▶ _Directions for this task_
Only the lines from the one containing "Recreate this image" through the one containing "plt.rcParams['font.family'] = ['Lato', 'DejaVu" belong in the answer; copy them exactly and leave out pictures.

=== Record list ===

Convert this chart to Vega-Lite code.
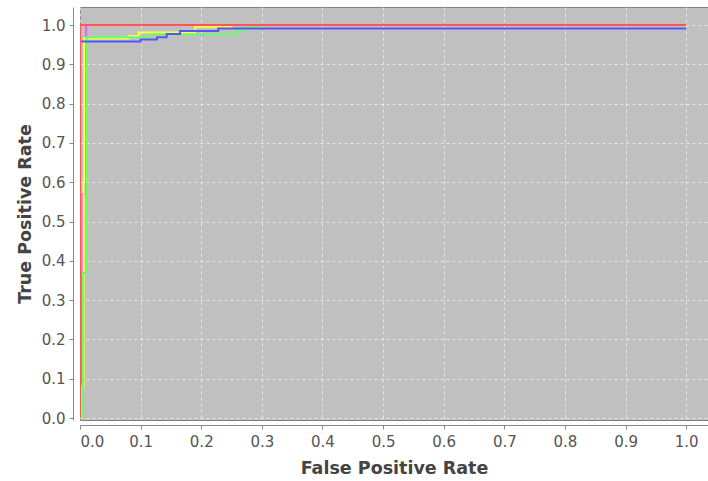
{
  "$schema": "https://vega.github.io/schema/vega-lite/v6.json",
  "autosize": {"type": "none"},
  "width": 628,
  "height": 413,
  "padding": {"left": 80, "top": 7, "right": 0, "bottom": 61},
  "background": "#ffffff",
  "config": {
    "view": {"fill": "#c0c0c0", "stroke": "#808080", "strokeWidth": 1},
    "font": "DejaVu Sans"
  },
  "data": {
    "values": [
      {"c": "magenta", "i": 0, "x": 0, "y": 0},
      {"c": "magenta", "i": 1, "x": 0.001, "y": 0.02},
      {"c": "magenta", "i": 2, "x": 0.001, "y": 0.09},
      {"c": "magenta", "i": 3, "x": 0.003, "y": 0.09},
      {"c": "magenta", "i": 4, "x": 0.003, "y": 0.37},
      {"c": "magenta", "i": 5, "x": 0.004, "y": 0.37},
      {"c": "magenta", "i": 6, "x": 0.004, "y": 0.57},
      {"c": "magenta", "i": 7, "x": 0.01, "y": 0.57},
      {"c": "magenta", "i": 8, "x": 0.01, "y": 1.0},
      {"c": "magenta", "i": 9, "x": 1.0, "y": 1.0},

      {"c": "yellow", "i": 0, "x": 0.002, "y": 0},
      {"c": "yellow", "i": 1, "x": 0.004, "y": 0},
      {"c": "yellow", "i": 2, "x": 0.004, "y": 0.08},
      {"c": "yellow", "i": 3, "x": 0.006, "y": 0.08},
      {"c": "yellow", "i": 4, "x": 0.006, "y": 0.6},
      {"c": "yellow", "i": 5, "x": 0.007, "y": 0.6},
      {"c": "yellow", "i": 6, "x": 0.007, "y": 0.966},
      {"c": "yellow", "i": 7, "x": 0.08, "y": 0.966},
      {"c": "yellow", "i": 8, "x": 0.08, "y": 0.972},
      {"c": "yellow", "i": 9, "x": 0.097, "y": 0.972},
      {"c": "yellow", "i": 10, "x": 0.097, "y": 0.981},
      {"c": "yellow", "i": 11, "x": 0.19, "y": 0.981},
      {"c": "yellow", "i": 12, "x": 0.19, "y": 0.996},
      {"c": "yellow", "i": 13, "x": 0.25, "y": 0.996},
      {"c": "yellow", "i": 14, "x": 0.25, "y": 1.0},
      {"c": "yellow", "i": 15, "x": 1.0, "y": 1.0},

      {"c": "green", "i": 0, "x": 0.004, "y": 0},
      {"c": "green", "i": 1, "x": 0.005, "y": 0},
      {"c": "green", "i": 2, "x": 0.005, "y": 0.37},
      {"c": "green", "i": 3, "x": 0.011, "y": 0.37},
      {"c": "green", "i": 4, "x": 0.011, "y": 0.969},
      {"c": "green", "i": 5, "x": 0.112, "y": 0.969},
      {"c": "green", "i": 6, "x": 0.112, "y": 0.976},
      {"c": "green", "i": 7, "x": 0.258, "y": 0.976},
      {"c": "green", "i": 8, "x": 0.258, "y": 0.987},
      {"c": "green", "i": 9, "x": 0.275, "y": 0.987},
      {"c": "green", "i": 10, "x": 0.275, "y": 0.994},
      {"c": "green", "i": 11, "x": 0.3, "y": 0.994},
      {"c": "green", "i": 12, "x": 0.3, "y": 1.0},
      {"c": "green", "i": 13, "x": 1.0, "y": 1.0},

      {"c": "blue", "i": 0, "x": 0, "y": 0},
      {"c": "blue", "i": 1, "x": 0, "y": 0.958},
      {"c": "blue", "i": 2, "x": 0.1, "y": 0.958},
      {"c": "blue", "i": 3, "x": 0.1, "y": 0.963},
      {"c": "blue", "i": 4, "x": 0.127, "y": 0.963},
      {"c": "blue", "i": 5, "x": 0.127, "y": 0.969},
      {"c": "blue", "i": 6, "x": 0.143, "y": 0.969},
      {"c": "blue", "i": 7, "x": 0.143, "y": 0.977},
      {"c": "blue", "i": 8, "x": 0.165, "y": 0.977},
      {"c": "blue", "i": 9, "x": 0.165, "y": 0.985},
      {"c": "blue", "i": 10, "x": 0.228, "y": 0.985},
      {"c": "blue", "i": 11, "x": 0.228, "y": 0.991},
      {"c": "blue", "i": 12, "x": 1.0, "y": 0.991},

      {"c": "red", "i": 0, "x": 0, "y": 0},
      {"c": "red", "i": 1, "x": 0, "y": 1.0},
      {"c": "red", "i": 2, "x": 1.0, "y": 1.0}
    ]
  },
  "mark": {"type": "line", "strokeWidth": 2, "clip": true},
  "encoding": {
    "x": {
      "field": "x", "type": "quantitative",
      "scale": {"domain": [0, 1.036], "nice": false, "zero": false},
      "axis": {
        "title": "False Positive Rate",
        "values": [0, 0.1, 0.2, 0.3, 0.4, 0.5, 0.6, 0.7, 0.8, 0.9, 1.0],
        "format": ".1f",
        "offset": 5,
        "labelFontSize": 15, "labelColor": "#555555", "labelPadding": 5,
        "domainColor": "#888888", "tickColor": "#888888", "tickSize": 4,
        "titleFontSize": 17.5, "titleFontWeight": "bold", "titleColor": "#444444", "titlePadding": 10,
        "grid": true, "gridColor": "#ffffff", "gridDash": [3, 3], "gridOpacity": 0.6
      }
    },
    "y": {
      "field": "y", "type": "quantitative",
      "scale": {"domain": [-0.005, 1.046], "nice": false, "zero": false},
      "axis": {
        "title": "True Positive Rate",
        "values": [0, 0.1, 0.2, 0.3, 0.4, 0.5, 0.6, 0.7, 0.8, 0.9, 1.0],
        "format": ".1f",
        "offset": 7,
        "labelFontSize": 15, "labelColor": "#555555", "labelPadding": 4,
        "domainColor": "#888888", "tickColor": "#888888", "tickSize": 4,
        "titleFontSize": 17.5, "titleFontWeight": "bold", "titleColor": "#444444", "titlePadding": 7,
        "grid": true, "gridColor": "#ffffff", "gridDash": [3, 3], "gridOpacity": 0.6
      }
    },
    "color": {
      "field": "c", "type": "nominal",
      "scale": {
        "domain": ["magenta", "yellow", "green", "blue", "red"],
        "range": ["#ff55ff", "#ffff44", "#66ff66", "#5555ff", "#ff5555"]
      },
      "legend": null
    },
    "order": {"field": "i", "type": "quantitative"}
  }
}
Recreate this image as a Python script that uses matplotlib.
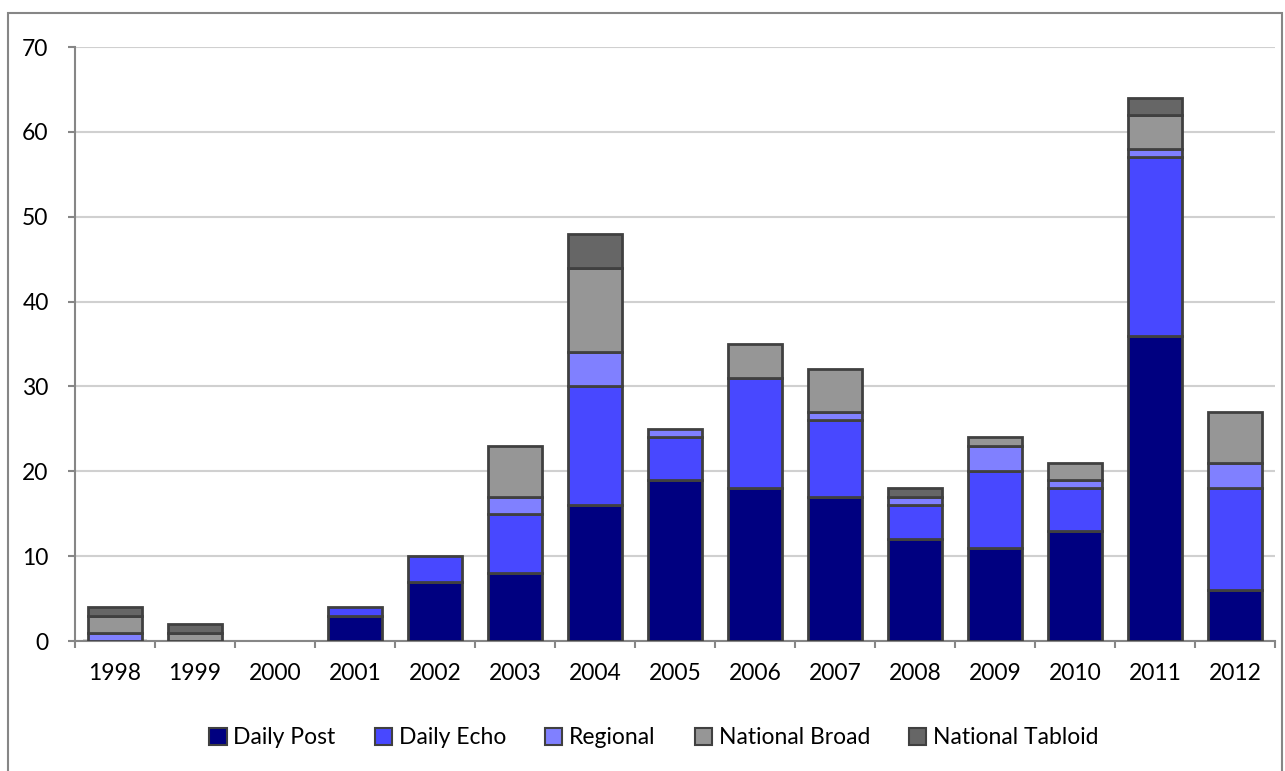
import matplotlib
matplotlib.use("Agg")
import matplotlib.pyplot as plt
import numpy as np
from matplotlib.patches import Rectangle

plt.rcParams['font.family'] = ['Lato', 'DejaVu Sans']

years = ['1998', '1999', '2000', '2001', '2002', '2003', '2004', '2005',
         '2006', '2007', '2008', '2009', '2010', '2011', '2012']
daily_post = [0, 0, 0, 3, 7, 8, 16, 19, 18, 17, 12, 11, 13, 36, 6]
daily_echo = [0, 0, 0, 1, 3, 7, 14, 5, 13, 9, 4, 9, 5, 21, 12]
regional = [1, 0, 0, 0, 0, 2, 4, 1, 0, 1, 1, 3, 1, 1, 3]
national_broad = [2, 1, 0, 0, 0, 6, 10, 0, 4, 5, 0, 1, 2, 4, 6]
national_tabloid = [1, 1, 0, 0, 0, 0, 4, 0, 0, 0, 1, 0, 0, 2, 0]

series = [
    ('Daily Post', daily_post, '#000080'),
    ('Daily Echo', daily_echo, '#4848FF'),
    ('Regional', regional, '#8080FF'),
    ('National Broad', national_broad, '#969696'),
    ('National Tabloid', national_tabloid, '#666666'),
]

fig = plt.figure(figsize=(12.85, 7.71), dpi=100)
ax = fig.add_axes([75 / 1285, 1 - 641 / 771, 1200 / 1285, 594 / 771])

x = np.arange(len(years))
bottom = np.zeros(len(years))
for name, vals, col in series:
    vals = np.array(vals, dtype=float)
    lw = np.where(vals > 0, 2.0, 0.0)
    ax.bar(x, vals, width=0.68, bottom=bottom, color=col, edgecolor='#404040',
           linewidth=lw, zorder=3)
    ax.bar([0], [0], color=col, edgecolor='#404040', linewidth=1.5, label=name)
    bottom += vals

ax.set_xlim(-0.5, len(years) - 0.5)
ax.set_ylim(0, 70)
ax.set_yticks(range(0, 71, 10))
ax.yaxis.grid(True, color='#D0D0D0', linewidth=1.5, zorder=0)
ax.set_xticks(np.arange(-0.5, len(years), 1))
ax.set_xticklabels([])
ax.set_xticks(x, minor=True)
ax.set_xticklabels(years, minor=True)
ax.tick_params(axis='x', which='minor', length=0, labelsize=16.5, pad=16)
ax.tick_params(axis='x', which='major', length=5, color='#868686', width=1.5)
ax.tick_params(axis='y', length=5, color='#868686', width=1.5, labelsize=16.5, pad=14)

for s in ['top', 'right']:
    ax.spines[s].set_visible(False)
for s in ['left', 'bottom']:
    ax.spines[s].set_color('#868686')
    ax.spines[s].set_linewidth(1.5)

fig.legend(loc='center', bbox_to_anchor=(654 / 1285, 1 - 738 / 771), ncol=5,
           frameon=False, fontsize=16.5, handlelength=0.75, handleheight=0.75,
           handletextpad=0.3, columnspacing=1.7)

# outer chart border (open at the bottom)
fig.patches.append(Rectangle((8 / 1285, -0.05), 1274 / 1285, 1.05 - 13 / 771,
                             transform=fig.transFigure, fill=False,
                             edgecolor='#868686', linewidth=1.5))

fig.savefig('out.png', dpi=100)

===

▶ _Solution for this problem_
Recreate this image as a Python script that uses matplotlib.
import matplotlib
matplotlib.use("Agg")
import matplotlib.pyplot as plt
import numpy as np
from matplotlib.patches import Rectangle

plt.rcParams['font.family'] = ['Lato', 'DejaVu Sans']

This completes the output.